The RCN Young Research Talent award has had important outcomes for the career development of the PI and the associated PhD student. The PI has supervised his first PhD student through the project, published his first paper as a senior author, and has now established own pollen-chemistry research group and laboratory space at the University of Bergen. An additional major outcome has been the increased interdisciplinary research between palaeoecological and photobiological, and vibrational spectroscopy fields. As result, the new set of field and greenhouse experimental techniques which, because of their flexible experimental design, has massive potential for future research.

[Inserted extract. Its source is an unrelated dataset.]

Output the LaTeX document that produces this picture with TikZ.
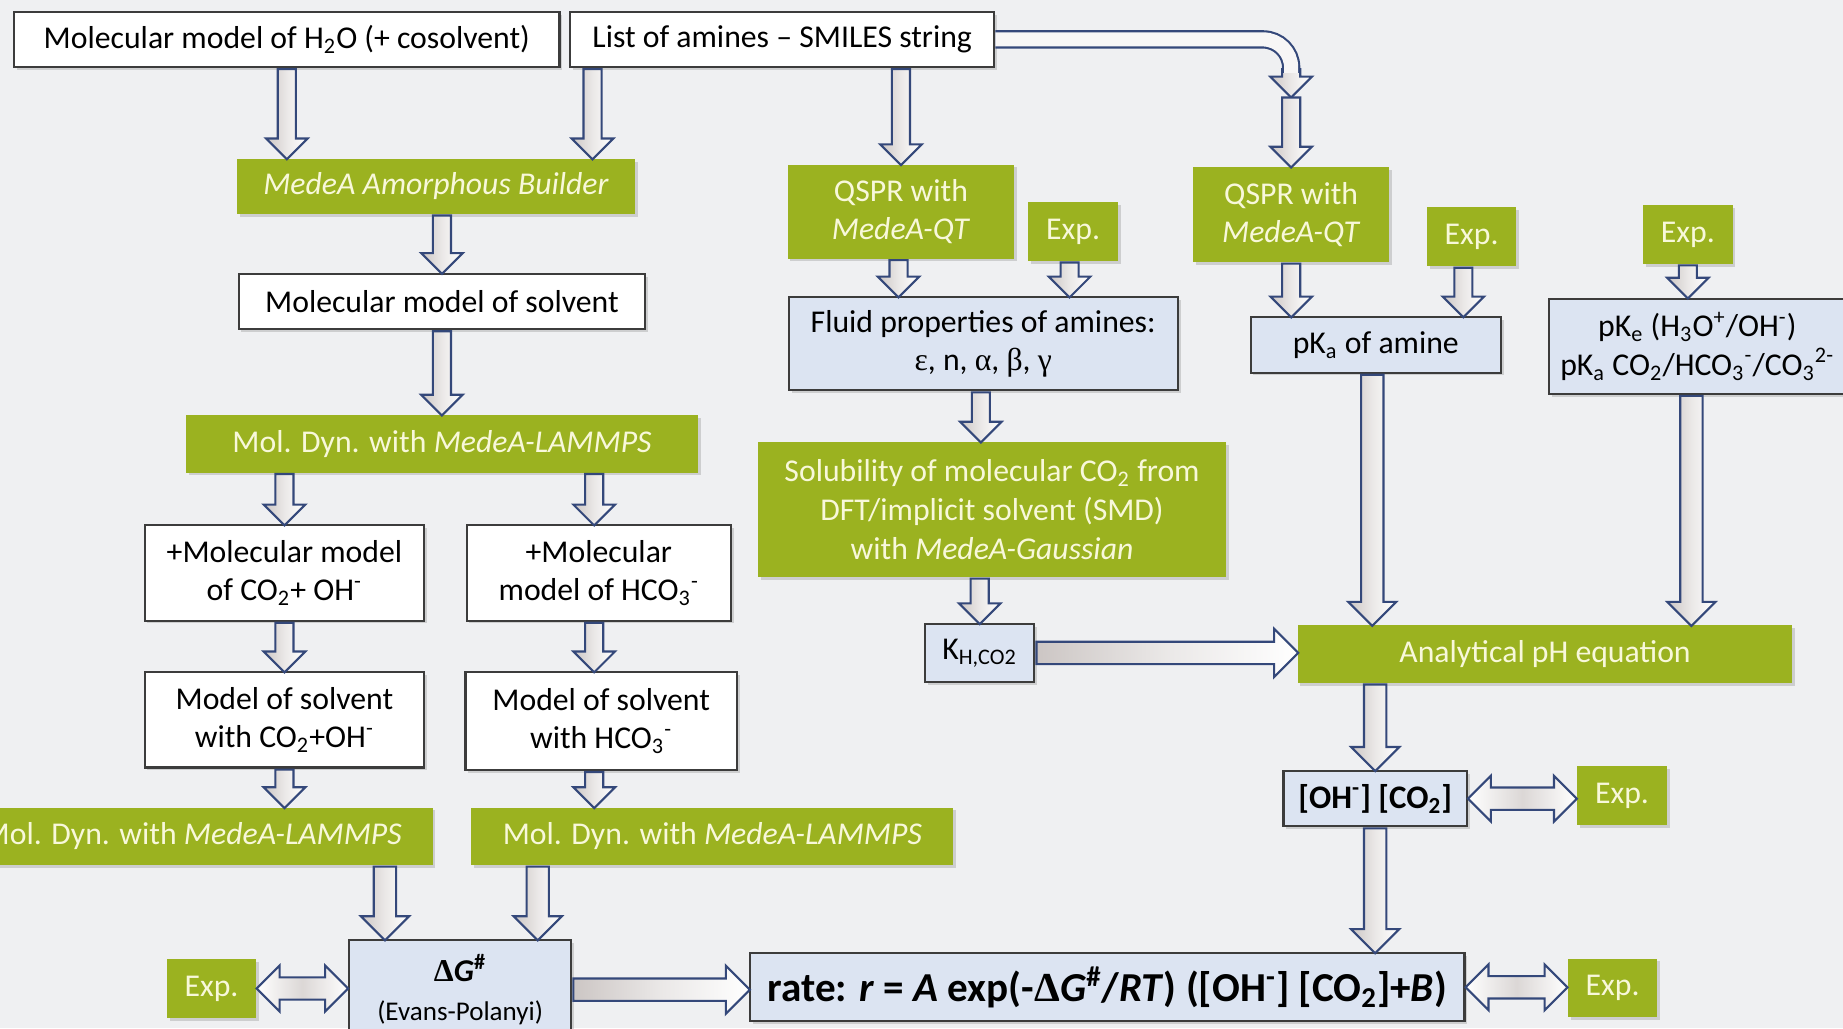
\documentclass[tikz,border=0pt]{standalone}
\usepackage{fontspec}
\setmainfont{Carlito}
\newfontfamily\grk{Liberation Serif}
\usetikzlibrary{shapes.arrows, positioning, shadows, calc}

\definecolor{bgcol}{RGB}{239,240,242}
\definecolor{leaf}{RGB}{155,178,32}
\definecolor{leaftext}{RGB}{248,248,218}
\definecolor{pale}{RGB}{220,228,242}
\definecolor{rim}{RGB}{60,60,60}
\definecolor{arrline}{RGB}{52,72,122}
\definecolor{arrgray}{RGB}{204,198,196}

\tikzset{
  base/.style={rectangle, align=center, inner sep=0pt,
    drop shadow={shadow xshift=1.2pt, shadow yshift=-1.2pt, opacity=0.3}},
  whitebox/.style={base, fill=white, draw=rim, line width=0.9pt},
  greenbox/.style={base, fill=leaf, text=leaftext},
  bluebox/.style={base, fill=pale, draw=rim, line width=0.9pt},
  expbox/.style={greenbox, minimum width=38pt, minimum height=25pt},
  % hollow arrows
  smallhead/.style={single arrow, anchor=tail, draw=arrline, line width=0.9pt,
    inner sep=0pt, inner ysep=3.4pt, minimum width=0pt, single arrow head extend=5pt,
    single arrow tip angle=90, left color=arrgray, right color=white,
    middle color=white!60!arrgray},
  bighead/.style={smallhead, inner ysep=4.3pt, single arrow head extend=5.5pt},
  twohead/.style={double arrow, draw=arrline, line width=0.9pt, inner sep=0pt,
    inner ysep=4.3pt, minimum width=0pt, double arrow head extend=5pt,
    double arrow tip angle=90,
    left color=white, right color=white, middle color=arrgray!70},
  fat/.style={to path={let \p1=(\tikztostart), \p2=(\tikztotarget),
      \n1={veclen(\x2-\x1,\y2-\y1)}, \n2={atan2(\y2-\y1,\x2-\x1)} in
      node[#1, minimum height=\n1, rotate=\n2] at (\p1) {}}},
  fat/.default=smallhead,
  fatboth/.style={to path={let \p1=(\tikztostart), \p2=(\tikztotarget),
      \n1={veclen(\x2-\x1,\y2-\y1)}, \n2={atan2(\y2-\y1,\x2-\x1)} in
      node[twohead, minimum height=\n1, rotate=\n2] at ($(\p1)!0.5!(\p2)$) {}}},
}

\begin{document}
\begin{tikzpicture}[x=0.5pt, y=-0.5pt,
    every node/.style={font=\fontsize{13.5}{16.5}\selectfont}]

\useasboundingbox (0,0) rectangle (1568,875);
\fill[bgcol] (0,0) rectangle (1568,875);
\clip (0,0) rectangle (1568,875);

% Inputs
\node[whitebox, minimum width=232pt, minimum height=23.5pt] (h2o) at (244,33.5)
  {Molecular model of H\textsubscript{2}O (+ cosolvent)};
\node[whitebox, minimum width=180.5pt, minimum height=23.5pt] (amines) at (665.5,33.5)
  {List of amines – SMILES string};

% Solvent branch
\node[greenbox, minimum width=169pt, minimum height=23.5pt] (builder) at (371,158.5)
  {\textit{MedeA Amorphous Builder}};
\node[whitebox, minimum width=173pt, minimum height=23.5pt] (solv) at (376,256.5)
  {Molecular model of solvent};
\node[greenbox, minimum width=218pt, minimum height=24.5pt] (md) at (376,377.5)
  {Mol. Dyn. with \textit{MedeA-LAMMPS}};

\node[whitebox, minimum width=119pt, minimum height=40.5pt] (addoh) at (242,487.5)
  {+Molecular model\\of CO\textsubscript{2}+ OH\textsuperscript{-}};
\node[whitebox, minimum width=112.5pt, minimum height=40.5pt] (addhco) at (509.5,487.5)
  {+Molecular\\model of HCO\textsubscript{3}\textsuperscript{-}};
\node[whitebox, minimum width=119pt, minimum height=40.5pt] (solvoh) at (242,612.5)
  {Model of solvent\\with CO\textsubscript{2}+OH\textsuperscript{-}};
\node[whitebox, minimum width=115.5pt, minimum height=41.5pt] (solvhco) at (511.5,613.5)
  {Model of solvent\\with HCO\textsubscript{3}\textsuperscript{-}};

\node[greenbox, minimum width=204.5pt, minimum height=24.5pt] (mdl) at (163.5,711.5)
  {Mol. Dyn. with \textit{MedeA-LAMMPS}};
\node[greenbox, minimum width=205pt, minimum height=24.5pt] (mdr) at (606,711.5)
  {Mol. Dyn. with \textit{MedeA-LAMMPS}};

% Barrier and rate
\node[bluebox, minimum width=94.5pt, minimum height=42pt] (dg) at (391.5,842)
  {\textbf{{\grk Δ}\textit{G}\textsuperscript{\#}}\\{\fontsize{11.5}{14}\selectfont (Evans-Polanyi)}};
\node[expbox] (expdg) at (180,841) {Exp.};
\node[bluebox, minimum width=304pt, minimum height=29pt,
      font=\fontsize{17.5}{20}\selectfont\bfseries] (rate) at (942,840)
  {rate: \textit{r} = \textit{A} exp(-{\grk Δ}\textit{G}\textsuperscript{\#}/\textit{RT}) ([OH\textsuperscript{-}] [CO\textsubscript{2}]+\textit{B})};
\node[expbox] (exprate) at (1372,840.5) {Exp.};

% Amine properties
\node[greenbox, minimum width=96.5pt, minimum height=40pt] (qspr1) at (766.5,180)
  {QSPR with\\\textit{MedeA-QT}};
\node[expbox] (exp1) at (913,197) {Exp.};
\node[bluebox, minimum width=165.5pt, minimum height=39.5pt] (fluid) at (836.5,292.5)
  {Fluid properties of amines:\\{\grk ε}, n, {\grk α}, {\grk β}, {\grk γ}};
\node[greenbox, minimum width=199pt, minimum height=57.5pt] (solub) at (844,433.5)
  {Solubility of molecular CO\textsubscript{2} from\\DFT/implicit solvent (SMD)\\with \textit{MedeA-Gaussian}};
\node[bluebox, minimum width=46.5pt, minimum height=24.5pt] (kh) at (833.5,555.5)
  {K\textsubscript{H,CO2}};

\node[greenbox, minimum width=83.5pt, minimum height=40.5pt] (qspr2) at (1098.5,182.5)
  {QSPR with\\\textit{MedeA-QT}};
\node[expbox] (exp2) at (1252,201.5) {Exp.};
\node[bluebox, minimum width=106.5pt, minimum height=23.5pt] (pka) at (1170.5,293.5)
  {pK\textsubscript{a} of amine};
\node[expbox] (exp3) at (1436,199.5) {Exp.};
\node[bluebox, minimum width=126pt, minimum height=40.5pt] (pke) at (1444,294.5)
  {pK\textsubscript{e} (H\textsubscript{3}O\textsuperscript{+}/OH\textsuperscript{-})\\pK\textsubscript{a} CO\textsubscript{2}/HCO\textsubscript{3}\textsuperscript{-}/CO\textsubscript{3}\textsuperscript{2-}};

% pH
\node[greenbox, minimum width=210.5pt, minimum height=24.5pt] (ph) at (1314.5,556.5)
  {Analytical pH equation};
\node[bluebox, minimum width=78pt, minimum height=23.5pt,
      font=\fontsize{14}{17}\selectfont\bfseries] (ohco) at (1170,679.5)
  {[OH\textsuperscript{-}] [CO\textsubscript{2}]};
\node[expbox] (expoh) at (1380,677) {Exp.};

% Arrows, solvent branch
\path[fat] (h2o.south) to (h2o.south |- builder.north);
\path[fat] ([xshift=10pt]amines.south west) to ([xshift=10pt]amines.south west |- builder.north);
\path[fat] (solv.north |- builder.south) to (solv.north);
\path[fat] (solv.south) to (md.north);
\path[fat] (addoh.north |- md.south) to (addoh.north);
\path[fat] ([xshift=-2pt]addhco.north |- md.south) to ([xshift=-2pt]addhco.north);
\path[fat] (addoh.south) to (solvoh.north);
\path[fat] ([xshift=-2pt]addhco.south) to ([xshift=-2pt]addhco.south |- solvhco.north);
\path[fat] (solvoh.south) to (solvoh.south |- mdl.north);
\path[fat] ([xshift=-2pt]addhco.south |- solvhco.south) to ([xshift=-2pt]addhco.south |- mdr.north);
\path[fat=bighead] ([xshift=-32pt]dg.north |- mdl.south) to ([xshift=-32pt]dg.north);
\path[fat=bighead] ([xshift=33pt]dg.north |- mdr.south) to ([xshift=33pt]dg.north);
\path[fatboth] (expdg.east) to (expdg.east -| dg.west);
\path[fat=bighead] (dg.east -| dg.east) to (dg.east -| rate.west);
\path[fatboth] (rate.east) to (rate.east -| exprate.west);

% Arrows, amine branch
\path[fat] (qspr1.north |- amines.south) to (qspr1.north);
\coordinate (bendtip) at (1098.5,82);
\path[fat] ([yshift=12pt]bendtip) to (bendtip);
\draw[arrline, line width=0.9pt, double=white!85!arrgray, double distance=6pt, rounded corners=12pt]
  (amines.east) -| ([yshift=10pt]bendtip);
\path[fat] (bendtip) to (qspr2.north);
\path[fat] ([xshift=-1pt]qspr1.south) to ([xshift=-1pt]qspr1.south |- fluid.north);
\path[fat] ([xshift=-1.5pt]exp1.south) to ([xshift=-1.5pt]exp1.south |- fluid.north);
\path[fat] ([xshift=-1pt]fluid.south) to ([xshift=-1pt]fluid.south |- solub.north);
\path[fat] (kh.north |- solub.south) to (kh.north);
\path[fat=bighead] (kh.east) to (kh.east -| ph.west);
\path[fat] (qspr2.south) to (qspr2.south |- pka.north);
\path[fat] ([xshift=-3.5pt]exp2.south) to ([xshift=-3.5pt]exp2.south |- pka.north);
\path[fat] (exp3.south) to (exp3.south |- pke.north);
\path[fat=bighead] ([xshift=-1.5pt]pka.south) to ([xshift=-1.5pt]pka.south |- ph.north);
\path[fat=bighead] ([xshift=-2.5pt]pke.south) to ([xshift=-2.5pt]pke.south |- ph.north);
\path[fat=bighead] (ohco.north |- ph.south) to (ohco.north);
\path[fatboth] (ohco.east) to (ohco.east -| expoh.west);
\path[fat=bighead] (ohco.south) to (ohco.south |- rate.north);

\end{tikzpicture}
\end{document}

We are now well-placed to conduct future studies which aim to develop quantitative reconstruction models of UV-B radiation and for applying pollen chemistry techniques for better identification of fossil pollen grains. Moving forward the project therefore is expected to have a major long-term impact on the field.

The projected environmental changes of the 21st century will have profound impacts on Earth's biodiversity and its associated ecosystem functions, but basic, baseline information related to drivers of change and their variability is lacking for many ecosystems. Palaeoecology uses the plant remains (e.g. fossil pollen) preserved in lake sediments to fill this critical knowledge gap. Sediments are natural data-loggers, but information obtained from sediments is limited by current techniques. There is a need for new tools and methods to generate novel ecological insights from the information from sediment cores. PollChem works at the frontiers of a new and emerging technique with the potential to trigger the next revolution in palaeoecology. Recent studies indicate that the chemical constituents of pollen respond to changes in environmental conditions and are also reflective of phylogenetic patterns. Since components of this pollen-chemical signature can remain preserved in sediments over thousands of years, pollen chemistry has the potential to provide new and unparalleled levels of detail for a range of palaeoecological applications. PollChem provides, for the first time, an integrated framework which implements the full scope of pollen chemistry techniques to three major palaeoecological applications. We will (i) quantitatively investigate the response of pollen chemistry to UV-B exposure along elevation gradients in Norway and the Pyrenees, and validate this approach using state-of-the-art greenhouse experiments. It will then use this model to reconstruct ultra-violet radiation (UV-B) for the from a Holocene sediment core as a validation-through-time test for a new pollen-based UV-B proxy; (ii) extend these techniques to reconstruct UV-B across the Permian-Triassic transition (ca. 252 million years ago), where UV-B exposure has been proposed as a key extrinsic driver of mass-extinction; and (iii) investigate whether species differences in pollen chemistry can improve taxonomic precision within a palaeoecological dataset of Quercus taxa. This work will place UiB at the centre of a new and emerging technique with general applicability to palaeoecological science.